Third-quarter growth (2.4 percent) was less than half the second-quarter rate (5.6), and sobering economic indicators have been multiplying for many months. Sobriety -- a virtue, lest we forget -- was producing dot-com carnage last spring. Investors were at long last pulling back from valuing companies for prospects -- often chimerical -- rather than profits, and were belatedly acknowledging that, ultimately, profits dictate share prices.

On Oct. 12, in a sell-off unrelated to technology, the Dow began falling 379.21 points (3.6 percent) minutes after Home Depot, one of Wall Street's top growth stocks and a bellwether of consumer spending, warned that third-quarter earnings would fall short of analysts' expectations. Home Depot's stock plunged 28 percent because the firm's growth was 4 rather than 7 percent. But 4 percent is hardly agony. Besides, the analysts who set expectations sell stocks -- so they sell expectations. Furthermore, Home Depot ascribed its disappointment to the happy fact, for consumers, of falling prices of some building products. For example, during the summer, when housing starts slowed, sawmills did not, so lumber prices fell.

Alex Berenson of the New York Times reports that this year technology and communications companies raised $330 billion from selling stocks and bonds -- $1,200 for every American. Telecommunications companies raised $111 billion, up from just $3.8 billion in 1990. Scarce engineers were lured with stock options. That encouraged management to inflate share prices to retain talent. Investor giddiness caused anomalies. For example, Corvis, an optical equipment maker, last summer was briefly worth more than GM. Cisco stock is down 55 percent from its high, Intel 58 percent, Lucent Technologies 80 percent.

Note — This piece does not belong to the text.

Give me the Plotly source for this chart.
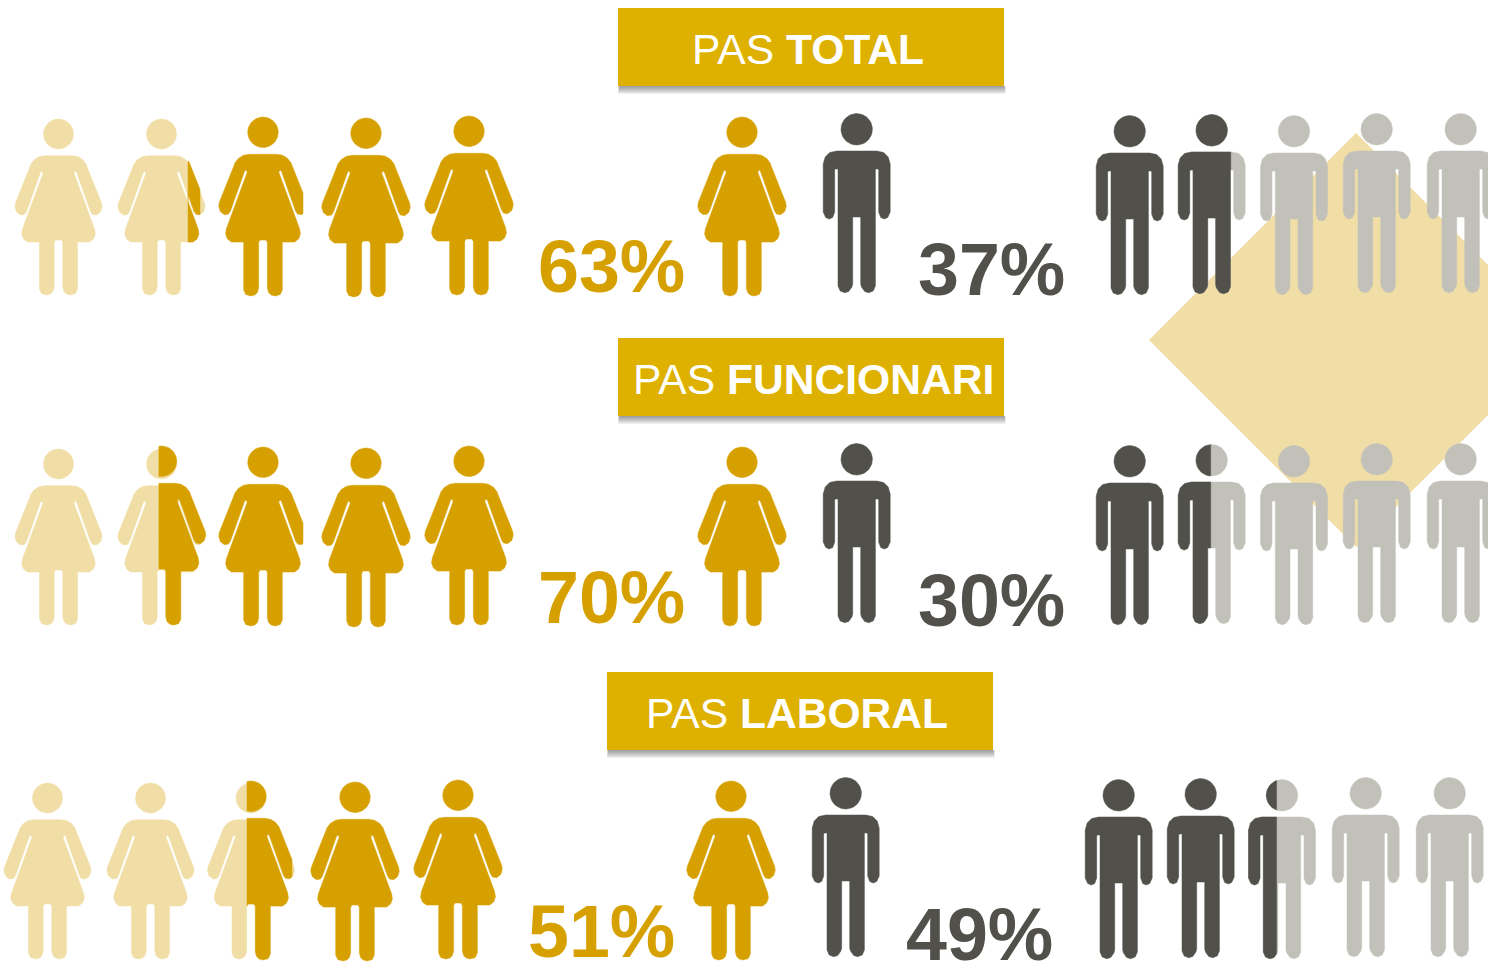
import numpy as np
import plotly.graph_objects as go

# ---- data ----
groups = ["TOTAL", "FUNCIONARI", "LABORAL"]
women_pct = [63, 70, 51]
men_pct = [37, 30, 49]
# number of solid icons out of five (as drawn, a little off the nominal share)
women_solid = [3.195, 3.53, 2.546]
men_solid = [1.78, 1.485, 2.42]
ICONS = 5

# ---- layout (pixels) ----
W, H = 1488, 962
DARK_W, LIGHT_W = "#D6A100", "#F1DEA6"
DARK_M, LIGHT_M = "#51504A", "#C2C1B9"
BANNER = "#DEB000"
row_dy = [0, 330, 664]
row_dx = [0, 0, -11]
women_x = [58.5, 161.5, 263, 366, 469]
women_top_light = [119] * 5
women_top_solid = [117, 117, 117, 118, 116]
women_partial_clip = [200, None, None]   # right limit of the solid part of the split icon
WOMAN_SOLID_CLIP_X = 303                 # third solid woman has her arm cut here
women_legend = (742, 117)
men_x = [1129.7, 1211.7, 1294, 1376.7, 1460.7]
men_top = [116, 115, 116, 114, 114]
men_legend = (856.7, 114)
banner_box = [(618, 8, 1004, 86), (618, 338, 1004, 416), (607, 672, 993, 750)]
banner_text_x = [808, 813, 797]
women_lab_x = [536.5, 536.5, 526.5]
men_lab_x = [917, 917, 905]
women_lab_y = [266, 597, 931]
men_lab_y = [269, 600, 934]


def mirrored(half):
    h = np.array(half, float)
    m = h[::-1] * np.array([-1, 1])
    return np.vstack([h, m])


WOMAN = mirrored([
    (0, 36.7), (13, 36.7), (19, 37.5), (24, 40.5), (27.5, 45), (29, 49), (43, 84), (43.5, 88),
    (42, 93), (38, 96), (34, 95.5), (32, 92.5), (18, 53), (17, 52.3), (16, 53), (15.6, 54.5),
    (36, 110), (36.8, 115), (35, 120), (31, 123), (19, 123), (19, 170), (17, 174.5), (12, 176),
    (8, 175), (5.5, 172.5), (4.3, 168), (4.3, 123.5), (3, 121), (0, 121),
])
MAN = mirrored([
    (0, 37), (20, 37), (27, 38.5), (31.5, 43), (33.5, 50), (33.5, 98), (31, 103.5), (27.5, 105),
    (24, 103.5), (22, 98), (22, 56), (21.5, 55), (18.7, 55), (18.7, 172), (16.5, 177), (12, 178.7),
    (8, 177.5), (4.8, 173), (4, 170), (4, 103), (0, 103),
])
t = np.linspace(0, 2 * np.pi, 49)


def head(cy, r):
    return np.column_stack([r * np.cos(t), cy + r * np.sin(t)])


def clip(poly, xlim, keep_right):
    """Half-plane clip of a polygon at x = xlim."""
    out = []
    n = len(poly)
    inside = (lambda p: p[0] >= xlim) if keep_right else (lambda p: p[0] <= xlim)
    for i in range(n):
        a, b = poly[i], poly[(i + 1) % n]
        ia, ib = inside(a), inside(b)
        if ia:
            out.append(a)
        if ia != ib:
            f = (xlim - a[0]) / (b[0] - a[0])
            out.append(a + f * (b - a))
    return np.array(out) if out else np.empty((0, 2))


def icon(kind, cx, top, scale=1.0, left=None, right=None):
    if kind == "w":
        parts = [WOMAN, head(15, 15)]
    else:
        parts = [MAN, head(15.3, 15.7)]
    res = []
    for p in parts:
        q = p * scale + np.array([cx, top])
        if left is not None:
            q = clip(q, left, True)
        if right is not None and len(q):
            q = clip(q, right, False)
        if len(q):
            res.append(q)
    return res


class Layer:
    def __init__(self):
        self.x, self.y = [], []

    def add(self, polys):
        for p in polys:
            self.x += list(p[:, 0]) + [p[0, 0], None]
            self.y += list(p[:, 1]) + [p[0, 1], None]


lw, dw, lm, dm = Layer(), Layer(), Layer(), Layer()
SW = 1.017
ICON_W = 87
ICON_M = 68
for r in range(3):
    dx, dy = row_dx[r], row_dy[r]
    # women: solid icons fill from the right
    s = women_solid[r]
    for i in range(ICONS):
        from_right = ICONS - i
        cx = women_x[i] + dx
        if from_right <= int(s):
            cl = WOMAN_SOLID_CLIP_X + dx if i == 2 else None
            dw.add(icon("w", cx, women_top_solid[i] + dy, SW, right=cl))
        elif from_right == int(s) + 1:
            frac = s - int(s)
            if r == 2:
                cx -= 1
            lw.add(icon("w", cx, women_top_light[i] + dy))
            split = cx + ICON_W / 2 - frac * ICON_W
            cl = women_partial_clip[r]
            if i == 2:
                cl = WOMAN_SOLID_CLIP_X + dx
            dw.add(icon("w", cx, women_top_solid[i] + dy - (1 if r == 1 else 0), SW, left=split, right=cl))
        else:
            lw.add(icon("w", cx, women_top_light[i] + dy))
    dw.add(icon("w", women_legend[0] + dx, women_legend[1] + dy, SW))
    # men: solid icons fill from the left
    s = men_solid[r]
    for i in range(ICONS):
        cx = men_x[i] + dx
        if i + 1 <= int(s):
            dm.add(icon("m", cx, men_top[i] + dy))
        elif i == int(s):
            frac = s - int(s)
            if r == 2:
                cx -= 1
            lm.add(icon("m", cx, men_top[i] + dy))
            dm.add(icon("m", cx, men_top[i] + dy, right=cx - ICON_M / 2 + frac * ICON_M))
        else:
            lm.add(icon("m", cx, men_top[i] + dy))
    dm.add(icon("m", men_legend[0] + dx, men_legend[1] + dy))

fig = go.Figure()
for lay, col in [(lw, LIGHT_W), (lm, LIGHT_M), (dw, DARK_W), (dm, DARK_M)]:
    fig.add_trace(go.Scatter(x=lay.x, y=lay.y, mode="lines", fill="toself", fillcolor=col,
                             line=dict(width=0.5, color=col), hoverinfo="skip", showlegend=False))

shapes = [dict(type="path", path="M1149,340 L1356,133 L1563,340 L1356,547 Z",
               fillcolor=LIGHT_W, line=dict(width=0), layer="below")]
annots = []
for r, (x0, y0, x1, y1) in enumerate(banner_box):
    for k in range(8, 0, -1):
        shapes.append(dict(type="rect", x0=x0 + 2 - k * 0.25, x1=x1 + k * 0.2, y0=y1, y1=y1 + k,
                           fillcolor="rgba(70,70,70,0.08)", line=dict(width=0), layer="below"))
    shapes.append(dict(type="rect", x0=x0, x1=x1, y0=y0, y1=y1, fillcolor=BANNER,
                       line=dict(width=0), layer="below"))
    annots.append(dict(x=banner_text_x[r], y=(y0 + y1) / 2 + 2, xref="x", yref="y",
                       text=f"PAS <b>{groups[r]}</b>", showarrow=False, xanchor="center", yanchor="middle",
                       font=dict(family="Liberation Sans", size=42.6, color="white")))
    annots.append(dict(x=women_lab_x[r], y=women_lab_y[r], xref="x", yref="y", text=f"<b>{women_pct[r]}%</b>",
                       showarrow=False, xanchor="left", yanchor="middle",
                       font=dict(family="Liberation Sans", size=73.6, color=DARK_W), borderpad=0))
    annots.append(dict(x=men_lab_x[r], y=men_lab_y[r], xref="x", yref="y", text=f"<b>{men_pct[r]}%</b>",
                       showarrow=False, xanchor="left", yanchor="middle",
                       font=dict(family="Liberation Sans", size=73.6, color=DARK_M), borderpad=0))

fig.update_layout(width=W, height=H, margin=dict(l=0, r=0, t=0, b=0), paper_bgcolor="white",
                  plot_bgcolor="white", shapes=shapes, annotations=annots,
                  xaxis=dict(range=[0, W], visible=False, fixedrange=True),
                  yaxis=dict(range=[H, 0], visible=False, fixedrange=True))
fig.write_html("out.html", config={"displayModeBar": False},
               post_script="document.body.style.margin='0';document.body.style.overflow='hidden';")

Bearish analysts say aspects of today's prosperity are illusory, and unsustainable. This is, they say, because, as in America in the 1920s and in Japan more recently, the prosperity has been paid for by improvident borrowing. There certainly has been a surge of borrowing by corporations and consumers, and now asset values are declining and the debt remains. Profits have been an unsustainably high portion of GDP and wages an unsustainably low portion. Corrections are underway.

In the automobile sector, the inventory of vehicles is alarmingly high. The "wealth effect" caused consumer spending to surge as portfolio values surged. Now a "negative wealth effect" has consumer confidence falling more precipitously among the affluent -- people with ailing portfolios -- than among average Americans.

The nation's savings rate approached zero during the 1990s spending binge. Now spenders are retrenching, feeling poorer and fearing layoffs. Before the bubble of Internet optimism popped, too much office space was built and rented, advertising agencies expanded too much based on dot-com advertising, too many high fliers made more trips to Tiffany's and pricey restaurants than they can now make.

So we may be entering the first downturn of the "new economy." But this is America's fifth "new economy" -- that of the internal combustion engine followed that of the electric motor, which followed that of the railroads, which followed that of steam-powered manufacturing. Which is one reason why, particularly at moments like this, economics seems like a science of single instances -- not a reassuring guide.